While I'll admit I'm not totally immune to the whole reality TV realm (I follow the occasional Bachelor, Canadian Idol, and was glued to the tube during both Rock Star series in previous summers and the recent "Do you Think you can Dance"), I'm not completely fanatical about them. Okay, that was just a LOT of reality TV that I watch. But, I've never watched an episode of Survivor or Big Brother; caught a few of Amazing Race, but not enough to be hooked.
The most recent offering from CBC, created by Garth Drabinsky, quite the heavyweight in the entertainment industry, had me intrigued. And then totally captivated after I saw the first episode three short weeks ago. Triple Sensation, which only aired in the month of October, is making me hope this is the first of many.
Basically what they did was audition kids from across Canada, looking for someone who could sing, dance AND act, with the final prize being a $150,000 scholarship toward any school of their choice. They narrowed it down to twelve contestants, then took these kids through a series of master classes, with top tier professional actors, choreographers, singers, brought in to teach them. During the course of the program which ran for six days a week for about four weeks, I think, they narrowed it down further to a final six. The final six performed at a live concert, which was adjudicated by the "marquee" panel, and the winner (and two runners-up) was announced in last night's episode. The judging marquee panel consisted of a Alan Noble (director), Sergio Trujillo (choreographer), Cynthia Dale (actor), Marvin Hamlisch (composer) and Drabinsky himself.

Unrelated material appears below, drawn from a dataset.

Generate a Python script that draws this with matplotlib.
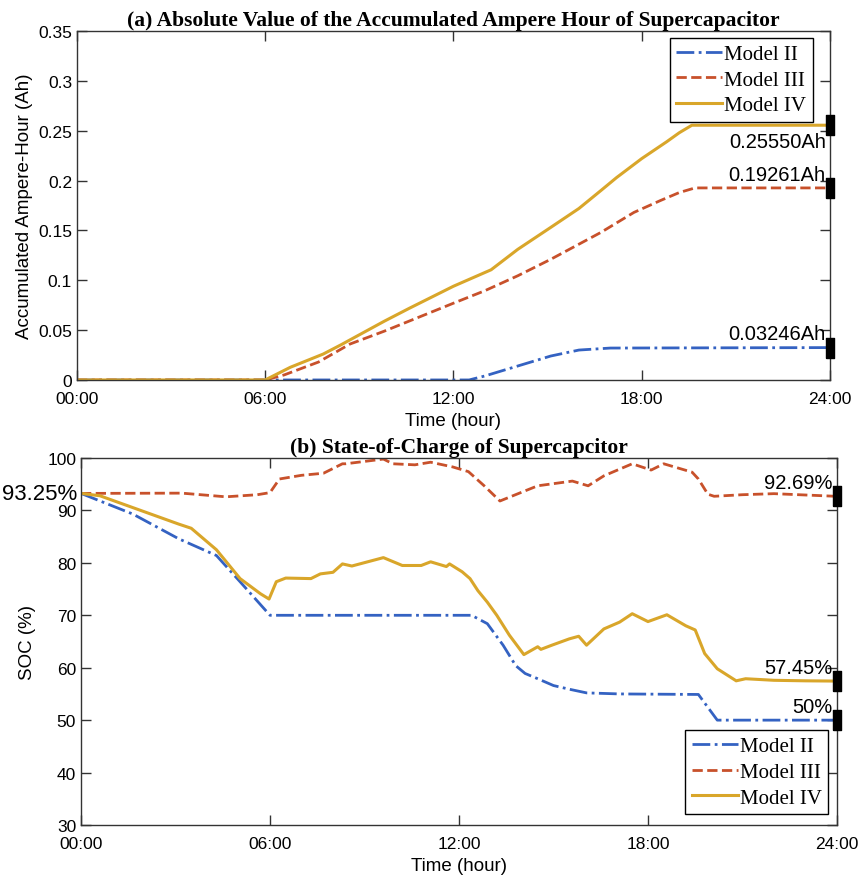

What I enjoyed most about the show was not only the art itself - the kids were so talented, all of them - but the way that the judges provided positive, constructive criticism. They were almost nurturing, in that they would try to pull the best performance out of every contestant, even during the auditions themselves. The exercise was proving not only to find the talent, but to find the individuals who could be even further trained, to grow and really have a hope of making it in the theatre world. It appeared to me that the process itself, particularly the master classes, was something beyond most of these kids wildest dreams.
Some finalists were as young as 16; the oldest chosen was 24. I could not get over the talent and passion that these young individuals had for performance. It was so obviously in their blood, a calling. I think back to when I was 16 and the things that were priority for me at the time. I recall a lot of it was boys, boys, girlfriends and well, boys (much to the chagrin of my very protective parents). Well, there was piano practice too, but that was a pain. I think I even had a group of my friends come by for a "driveby pickup" when I was supposed to be practicing for a big exam. My parents were out and I was home much earlier than they were (party mah jong people they continue to be to this day)... so they were none the wiser.
To know at such a young age that this is their dream, and what they want to do for the rest of their lives. The focus and the drive. It gives me hope for young people of today. Which is a nice change from all the negative media that they get nowadays. I hope that they all make it to the big time.
This was TV I could watch with my whole family. Ian, Mr. "Sorry, even-Queen-won't get-me-to-musical-theatre", enjoyed it just as immensely, as did Liam. Liam couldn't really stomach the kissing workshops ("Ewwww!") but he did like the fight practice. And little G just puttered away at her toy kitchen, happy to be with us.